Skeptics and debunkers respond to the passive aggressive use of the word "claims" of Fortean events by flatly commenting "The burden of proof is upon the teller of the tale." Oh bullshit. Go away.

It's that whole moving the goalpost gambit; framing anomalous events within a game context. Games have rules. Therefore, prove you saw a UFO or Bigfoot or that you journeyed to Venus with the space brethren. But it's not a game. Well, it certainly does seem to be a game, actually, but it isn't being played by our rules. Thousands of years of the fantastical have shown us that. So why are some stuck in the belief that the game has rules we understand or that the rules are fair? It's obvious it's their game -- whoevery "they" are -- and the rules, if any, are slippery fuckers.

It's insulting to come back with all the stuff about hoaxes, liars, the mentally unstable and abusers of substances. Those are givens; let's move on from that. We have to trust ourselves; listen to our intuition. Do we trust this person, do we believe this witness? We have to check ourselves: are we sexist, ageist, racist, classist? Are we letting our personal biases interfere with really listening to what's being told to us?

I don't owe anyone anything. I don't expect people to believe me or not, and I don't care if they believe me or not. I understand if they don't believe me. I don't always believe others; or more correctly, I often simply just don't know what to think. (Alien abductions for example.) But I don't expect anyone to have the elusive proof that many demand, because I know it's not there. (And then here's the thing on that: who decides what is proof? What would satisfy some will continue to frustrate others. It will never end...) So really, the onus is now on me to "believe" or not. My choice to listen, to process, to explore. How do I respond to the witness? Easy for those who've often decided no such things exist in the first place, demand proof from the witness and then dismiss the whole thing when no proof is handed to them. Positively cozy for them; neat little world where all things are come in clearly labeled packages.

But as the expression goes, "extraordinary claims demand extraordinary investigations."

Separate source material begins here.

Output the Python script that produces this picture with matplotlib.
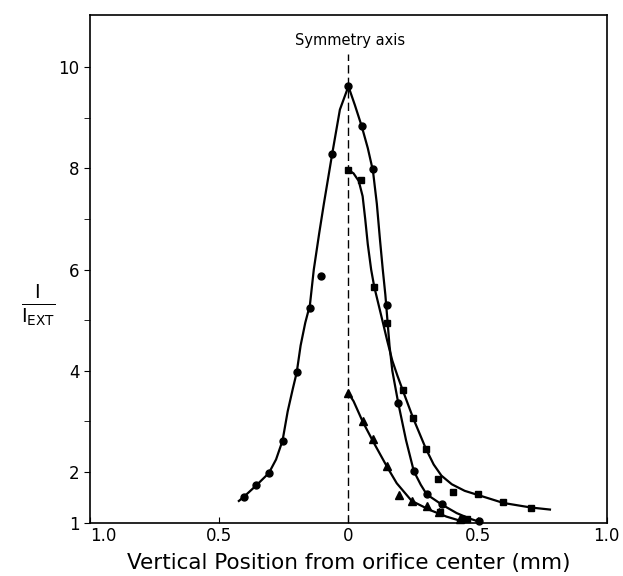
import matplotlib
matplotlib.use('Agg')
import matplotlib.pyplot as plt

circ_x = [-0.405, -0.356, -0.308, -0.255, -0.2, -0.149, -0.108, -0.063, 0.0,
          0.051, 0.096, 0.148, 0.193, 0.253, 0.303, 0.361, 0.445, 0.505]
circ_y = [1.51, 1.75, 1.98, 2.62, 3.97, 5.25, 5.88, 8.28, 9.62,
          8.84, 7.99, 5.30, 3.36, 2.02, 1.56, 1.36, 1.07, 1.03]

sq_x = [0.0, 0.048, 0.1, 0.15, 0.21, 0.251, 0.3, 0.348, 0.404, 0.5, 0.6, 0.707, 0.355, 0.458]
sq_y = [7.97, 7.77, 5.66, 4.94, 3.62, 3.06, 2.46, 1.86, 1.61, 1.57, 1.40, 1.30, 1.22, 1.07]

tri_x = [0.0, 0.055, 0.096, 0.15, 0.197, 0.245, 0.303, 0.35, 0.432]
tri_y = [3.56, 3.0, 2.65, 2.12, 1.55, 1.43, 1.34, 1.22, 1.07]

# hand drawn fit curves
circ_cx = [-0.424, -0.405, -0.356, -0.308, -0.28, -0.255, -0.235, -0.215, -0.2, -0.185,
           -0.167, -0.149, -0.134, -0.113, -0.095, -0.063, -0.033, 0.0,
           0.025, 0.051, 0.075, 0.095, 0.11, 0.122, 0.133, 0.143, 0.151, 0.159,
           0.17, 0.193, 0.223, 0.253, 0.28, 0.303, 0.361, 0.419, 0.47, 0.506]
circ_cy = [1.43, 1.51, 1.74, 1.98, 2.25, 2.62, 3.2, 3.65, 3.97, 4.5,
           4.95, 5.3, 6.0, 6.72, 7.3, 8.28, 9.16, 9.62,
           9.25, 8.84, 8.4, 7.95, 7.3, 6.6, 6.0, 5.5, 5.0, 4.5,
           4.0, 3.36, 2.63, 2.02, 1.75, 1.56, 1.36, 1.19, 1.08, 1.02]

sq_cx = [0.0, 0.02, 0.04, 0.055, 0.065, 0.075, 0.088, 0.1, 0.128, 0.15, 0.17, 0.19, 0.21,
         0.251, 0.3, 0.33, 0.36, 0.4, 0.45, 0.5, 0.6, 0.707, 0.78]
sq_cy = [7.97, 7.9, 7.75, 7.45, 7.0, 6.5, 6.0, 5.66, 5.07, 4.6, 4.2, 3.9, 3.62,
         3.06, 2.46, 2.15, 1.93, 1.76, 1.63, 1.55, 1.39, 1.30, 1.26]

tri_cx = [0.0, 0.02, 0.055, 0.096, 0.15, 0.187, 0.245, 0.316, 0.38, 0.445]
tri_cy = [3.56, 3.4, 3.0, 2.6, 2.1, 1.78, 1.43, 1.25, 1.12, 1.02]

xtick_vals = [-1.0, -0.5, 0.0, 0.5, 1.0]
xtick_labels = ['1.0', '0.5', '0', '0.5', '1.0']
ytick_vals = [1, 2, 4, 6, 8, 10]
yminor_vals = [3, 5, 7, 9]

fig = plt.figure(figsize=(6.23, 5.76), dpi=100)
ax = fig.add_axes([0.1445, 0.0925, 0.8295, 0.8815])

ax.plot(circ_cx, circ_cy, color='black', lw=1.6)
ax.plot(sq_cx, sq_cy, color='black', lw=1.6)
ax.plot(tri_cx, tri_cy, color='black', lw=1.6)

ax.plot(circ_x, circ_y, 'o', color='black', ms=5, clip_on=False)
ax.plot(sq_x, sq_y, 's', color='black', ms=5, clip_on=False)
ax.plot(tri_x, tri_y, '^', color='black', ms=6, clip_on=False)

# symmetry axis
ax.plot([0, 0], [1, 10.25], color='black', lw=1, ls=(0, (6, 3)))
ax.text(0.005, 10.52, 'Symmetry axis', ha='center', va='center', fontsize=10.5)

ax.set_xlim(-1.0, 1.0)
ax.set_ylim(1.0, 11.03)
ax.set_xticks(xtick_vals)
ax.set_xticklabels(xtick_labels)
ax.get_xticklabels()[0].set_ha('left')
ax.set_yticks(ytick_vals)
ax.set_yticks(yminor_vals, minor=True)
ax.tick_params(axis='x', direction='in', length=4, labelsize=12, pad=3)
ax.tick_params(axis='y', which='both', direction='out', length=4, labelsize=12)
for s in ax.spines.values():
    s.set_linewidth(1.2)

ax.set_xlabel('Vertical Position from orifice center (mm)', fontsize=15.5, labelpad=6)
ax.text(-1.2, 5.3, r'$\frac{\mathrm{I}}{\mathrm{I}_{\mathrm{EXT}}}$', fontsize=20,
        ha='center', va='center')

fig.savefig('out.png', dpi=100)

We speculate like mad. That's a good thing. We discuss and review old cases and compare and contrast and wonder. We wonder! We talk and share. We look to all kinds of places for support which, by the way, doesn't mean agreement or a clamp down on looking for "the truth". It means respect and the ability to be open. "What the hell??!! " we ask. "Why, how? -- am I mad?" Maybe we make connections where there are none, maybe we see patterns when it's just chaos. Maybe the pattern is so huge we have to step back to see it. Who knows. Thing is, we're trying and most of us ain't lying. We may be wrong, we may interpret things according to our own cultural perspectives and knowledge, but we're in it.

I don't demand proof. I do expect honesty from both witness and researcher. Other than that, I simply shrug when others expect some sort of magical proof that will solve their mysteries for them. That's not my job; to offer appeasement for their inner confusions swirling around the unknown.